The old Snag airstrip, abandoned for years, was cleaned up over the summer, at a cost of about a million dollars.

During World War II, Snag, located east of Beaver Creek, was a staging base for military planes being ferried north to Alaska and Russia. When the military pulled out, they left behind their garbage, including lead, PCBs, and chemicals used for pest control.

Arctic Environmental Strategy -- action on waste remediated sites"There were quite large volumes of everything," says Mark Palmer, manager of contaminants and waste site clean-up programs for the Department of Indian Affairs and Northern Development. In all, 150 cubic metres of lead and the defoliant chlordane were removed, as well as 40 cubic metres of PCBs.

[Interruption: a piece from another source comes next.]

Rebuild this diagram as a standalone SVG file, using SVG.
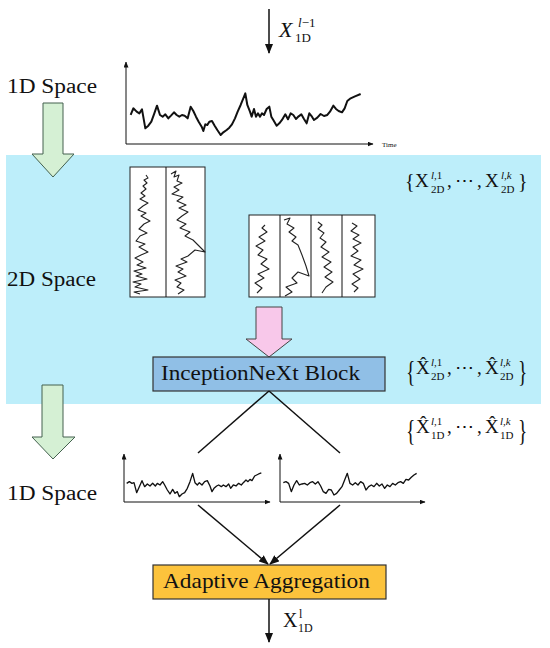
<svg xmlns="http://www.w3.org/2000/svg" width="550" height="648" viewBox="0 0 550 648">
<style>
.t{font-family:"Liberation Serif","DejaVu Serif",serif;fill:#111}
.i{font-style:italic}
.ax{stroke:#111;stroke-width:1;fill:none}
.ln{stroke:#111;stroke-width:1.5;fill:none}
.sq{stroke:#222;stroke-width:1.1;fill:none;stroke-linejoin:round}
.box2{fill:#fff;stroke:#222;stroke-width:1}
.garrow{fill:#d5f0d4;stroke:#44614f;stroke-width:1}
</style>
<defs>
<marker id="ah" markerWidth="10" markerHeight="8" refX="9" refY="4" orient="auto" markerUnits="userSpaceOnUse"><path d="M0,0 L10,4 L0,8 Z" fill="#111"/></marker>
<marker id="sa" markerWidth="6" markerHeight="5" refX="5.5" refY="2.5" orient="auto" markerUnits="userSpaceOnUse"><path d="M0,0 L6,2.5 L0,5 Z" fill="#111"/></marker>
</defs>

<rect id="band" x="6" y="155" width="535" height="249" fill="#bdeefa"/>

<g id="labels-space">
<text class="t" x="7" y="93" font-size="20" textLength="90" lengthAdjust="spacingAndGlyphs">1D Space</text>
<text class="t" x="7" y="286" font-size="20" textLength="89" lengthAdjust="spacingAndGlyphs">2D Space</text>
<text class="t" x="7" y="500" font-size="20" textLength="90" lengthAdjust="spacingAndGlyphs">1D Space</text>
</g>

<g id="green-arrow-1"><path class="garrow" d="M43,103 H63 V154 H74 L53,177 L32,154 H43 Z"/></g>
<g id="green-arrow-2"><path class="garrow" d="M42,385 H63 V437 H75 L53,459 L32,437 H42 Z"/></g>

<g id="input-label">
<text class="t i" x="279" y="37" font-size="22">X</text>
<text class="t" x="298" y="27" font-size="13"><tspan class="i">l</tspan>−1</text>
<text class="t" x="295" y="42" font-size="13">1D</text>
</g>

<g id="chart-top">
<line class="ax" x1="126" y1="144" x2="126" y2="62" marker-end="url(#sa)"/>
<line class="ax" x1="126" y1="144" x2="373" y2="144" marker-end="url(#sa)"/>
<text class="t" x="382" y="147" font-size="7">Time</text>
<polyline transform="translate(110,55) scale(0.3333)" fill="none" stroke="#111" stroke-width="6" stroke-linejoin="round" points="62,180 70,160 80,170 88,175 96,163 106,220 115,212 124,200 133,175 141,152 150,180 158,185 166,178 175,190 183,182 192,172 200,180 208,185 216,180 224,182 233,190 242,155 250,168 258,185 266,200 275,215 280,228 286,208 292,210 298,200 306,198 314,212 322,225 332,240 340,232 350,225 358,218 366,208 375,190 383,170 392,150 400,130 406,115 412,150 420,170 425,185 432,162 438,185 444,175 450,185 456,175 462,180 470,162 478,155 484,185 490,195 500,212 508,205 516,195 526,178 534,193 542,175 550,180 558,192 566,184 574,178 582,192 590,205 598,175 606,185 612,195 622,188 632,177 642,183 652,180 660,170 670,152 678,162 686,168 696,172 704,160 712,138 722,130 735,124 752,117"/>
</g>

<g id="image-2d-a">
<rect class="box2" x="130" y="167" width="75" height="130"/>
<line class="ax" x1="166" y1="167" x2="166" y2="297"/>
<polyline class="sq" points="146,175 148,178 144,180 147,183 143,186 146,189 141,193 145,196 140,199 148,203 143,206 138,210 146,213 141,216 150,221 144,224 139,229 147,233 140,236 136,241 145,244 139,247 148,252 141,255 135,258 143,262 137,265 146,268 134,271 142,274 136,276 147,279 133,282 141,284 135,287 148,290 134,292 140,294"/>
<polyline class="sq" points="171,174 176,171 174,177 179,175 177,181 182,183 174,187 179,190 172,194 183,197 177,201 186,205 179,208 188,212 182,216 177,220 186,224 180,228 190,232 185,236 193,240 198,245 205,252 195,250 188,256 181,259 187,262 176,266 183,269 178,272 186,276 175,280 181,283 177,287 184,290 178,294"/>
</g>

<g id="image-2d-b">
<rect class="box2" x="249" y="215" width="126" height="82"/>
<line class="ax" x1="280" y1="215" x2="280" y2="297"/>
<line class="ax" x1="311" y1="215" x2="311" y2="297"/>
<line class="ax" x1="342" y1="215" x2="342" y2="297"/>
<polyline class="sq" points="265,225 262,228 267,232 259,237 265,241 256,246 263,250 258,255 267,259 261,264 269,269 258,274 264,278 255,283 262,288 257,293"/>
<polyline class="sq" points="284,220 290,218 287,224 294,228 289,232 296,237 292,241 298,245 302,255 306,266 309,276 298,272 292,278 297,283 286,287 292,292 285,296"/>
<polyline class="sq" points="318,222 322,225 318,229 324,233 320,238 326,242 321,247 329,252 322,257 331,262 324,267 332,272 325,277 333,282 326,287 322,293"/>
<polyline class="sq" points="352,223 357,226 351,231 359,235 353,239 361,243 353,247 358,251 351,256 361,260 354,265 363,269 353,274 360,279 352,284 358,288 354,292"/>
</g>

<g id="set-2d-label">
<text class="t" x="405" y="188" font-size="20">{</text>
<text class="t" x="415" y="187" font-size="19">X</text>
<text class="t" x="431" y="179" font-size="11"><tspan class="i">l</tspan>,1</text>
<text class="t" x="431" y="193" font-size="11">2D</text>
<text class="t" x="447" y="187" font-size="19">,</text>
<text class="t" x="455" y="187" font-size="19" font-family="DejaVu Sans">⋯</text>
<text class="t" x="477" y="187" font-size="19">,</text>
<text class="t" x="485" y="187" font-size="19">X</text>
<text class="t" x="501" y="179" font-size="11"><tspan class="i">l</tspan>,<tspan class="i">k</tspan></text>
<text class="t" x="501" y="193" font-size="11">2D</text>
<text class="t" x="518" y="188" font-size="20">}</text>
</g>

<g id="pink-arrow"><path d="M256,307 H282 V339 H292 L269,357 L246,339 H256 Z" fill="#f8c8ea" stroke="#444" stroke-width="1"/></g>

<g id="inception-block">
<rect x="153" y="357" width="232" height="34" fill="#90bfe6" stroke="#333" stroke-width="1.2"/>
<text class="t" x="161" y="380" font-size="20" textLength="199" lengthAdjust="spacingAndGlyphs">InceptionNeXt Block</text>
</g>

<g id="set-2d-hat-label">
<text class="t" transform="translate(406,381) scale(0.65,1)" font-size="30">{</text>
<text class="t" x="416" y="374" font-size="19">X&#x302;</text>
<text class="t" x="431" y="366" font-size="11"><tspan class="i">l</tspan>,1</text>
<text class="t" x="431" y="380" font-size="11">2D</text>
<text class="t" x="447" y="374" font-size="19">,</text>
<text class="t" x="455" y="374" font-size="19" font-family="DejaVu Sans">⋯</text>
<text class="t" x="477" y="374" font-size="19">,</text>
<text class="t" x="485" y="374" font-size="19">X&#x302;</text>
<text class="t" x="500" y="366" font-size="11"><tspan class="i">l</tspan>,<tspan class="i">k</tspan></text>
<text class="t" x="500" y="380" font-size="11">2D</text>
<text class="t" transform="translate(518,381) scale(0.65,1)" font-size="30">}</text>
</g>

<g id="set-1d-hat-label">
<text class="t" transform="translate(406,440) scale(0.65,1)" font-size="30">{</text>
<text class="t" x="416" y="433" font-size="19">X&#x302;</text>
<text class="t" x="431" y="425" font-size="11"><tspan class="i">l</tspan>,1</text>
<text class="t" x="431" y="439" font-size="11">1D</text>
<text class="t" x="447" y="433" font-size="19">,</text>
<text class="t" x="455" y="433" font-size="19" font-family="DejaVu Sans">⋯</text>
<text class="t" x="477" y="433" font-size="19">,</text>
<text class="t" x="485" y="433" font-size="19">X&#x302;</text>
<text class="t" x="500" y="425" font-size="11"><tspan class="i">l</tspan>,<tspan class="i">k</tspan></text>
<text class="t" x="500" y="439" font-size="11">1D</text>
<text class="t" transform="translate(518,440) scale(0.65,1)" font-size="30">}</text>
</g>

<g id="chart-bottom-left">
<line class="ax" x1="124" y1="502" x2="124" y2="454" marker-end="url(#sa)"/>
<line class="ax" x1="124" y1="502" x2="270" y2="502" marker-end="url(#sa)"/>
<polyline transform="translate(110,440) scale(0.3333)" fill="none" stroke="#111" stroke-width="4" stroke-linejoin="round" points="50,130 58,125 66,130 72,128 80,158 88,140 96,122 104,140 112,132 120,138 128,130 136,138 142,130 150,135 158,125 164,135 172,150 180,162 188,148 195,160 202,155 208,170 216,162 224,158 232,145 240,125 248,100 255,128 262,135 268,128 276,135 284,125 292,122 300,138 306,155 312,145 320,138 326,135 334,140 340,135 348,140 356,132 362,145 370,135 378,138 386,130 394,135 400,128 408,120 414,125 420,118 426,122 434,108 446,102 454,99"/>
</g>

<g id="chart-bottom-right">
<line class="ax" x1="280" y1="502" x2="280" y2="454" marker-end="url(#sa)"/>
<line class="ax" x1="280" y1="502" x2="425" y2="502" marker-end="url(#sa)"/>
<polyline transform="translate(110,440) scale(0.3333)" fill="none" stroke="#111" stroke-width="4" stroke-linejoin="round" points="520,128 528,125 536,130 544,155 552,135 560,122 568,135 576,132 584,130 592,135 600,128 608,125 616,132 624,125 632,138 640,155 648,160 656,148 664,150 672,165 680,160 688,150 696,140 704,120 712,100 720,130 728,135 736,128 744,135 752,125 760,130 768,150 776,140 784,135 792,140 800,130 808,138 816,132 824,145 832,135 840,140 848,130 856,135 864,128 872,125 880,130 888,118 896,120 904,112 912,105 920,100"/>
</g>

<g id="aggregation">
<rect x="153" y="565" width="233" height="34" fill="#fcc33c" stroke="#333" stroke-width="1.2"/>
<text class="t" x="163" y="588" font-size="21" textLength="207" lengthAdjust="spacingAndGlyphs">Adaptive Aggregation</text>
</g>

<g id="output-label">
<text class="t" x="283" y="627" font-size="20">X</text>
<text class="t" x="299" y="618" font-size="12">l</text>
<text class="t" x="298" y="632" font-size="12">1D</text>
</g>

<g id="connectors">
<line class="ln" x1="269" y1="9" x2="269" y2="53" marker-end="url(#ah)"/>
<line class="ln" x1="269" y1="391" x2="198" y2="453"/>
<line class="ln" x1="269" y1="391" x2="340" y2="453"/>
<line class="ln" x1="198" y1="505" x2="268" y2="564" marker-end="url(#ah)"/>
<line class="ln" x1="340" y1="505" x2="270" y2="564" marker-end="url(#ah)"/>
<line class="ln" x1="269" y1="599" x2="269" y2="642" marker-end="url(#ah)"/>
</g>
</svg>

The clean-up was conducted under the federal government's Arctic Environmental Strategy (AES), part of the Green Plan, and in co-operation with the White River and Kluane First Nations. Most of the work was done by members of the two First Nations.

"It's being cleaned up to residential-parklands standards because they're putting a healing centre out there," Palmer says.

Although the most dangerous waste is now gone, there is still a large landfill of low-level debris at Snag.

"We'll encapsulate it, put it in a geotech liner, cover it up, fence it, and just leave it as federal land forever," says Palmer. "You'd be talking about millions of dollars to dispose of it, and it would have gone into a landfill down south, just like this."

With a waste site inventory running into the hundreds, Palmer and his colleagues have to weigh the costs of clean-up against the danger a site poses and the limited resources available.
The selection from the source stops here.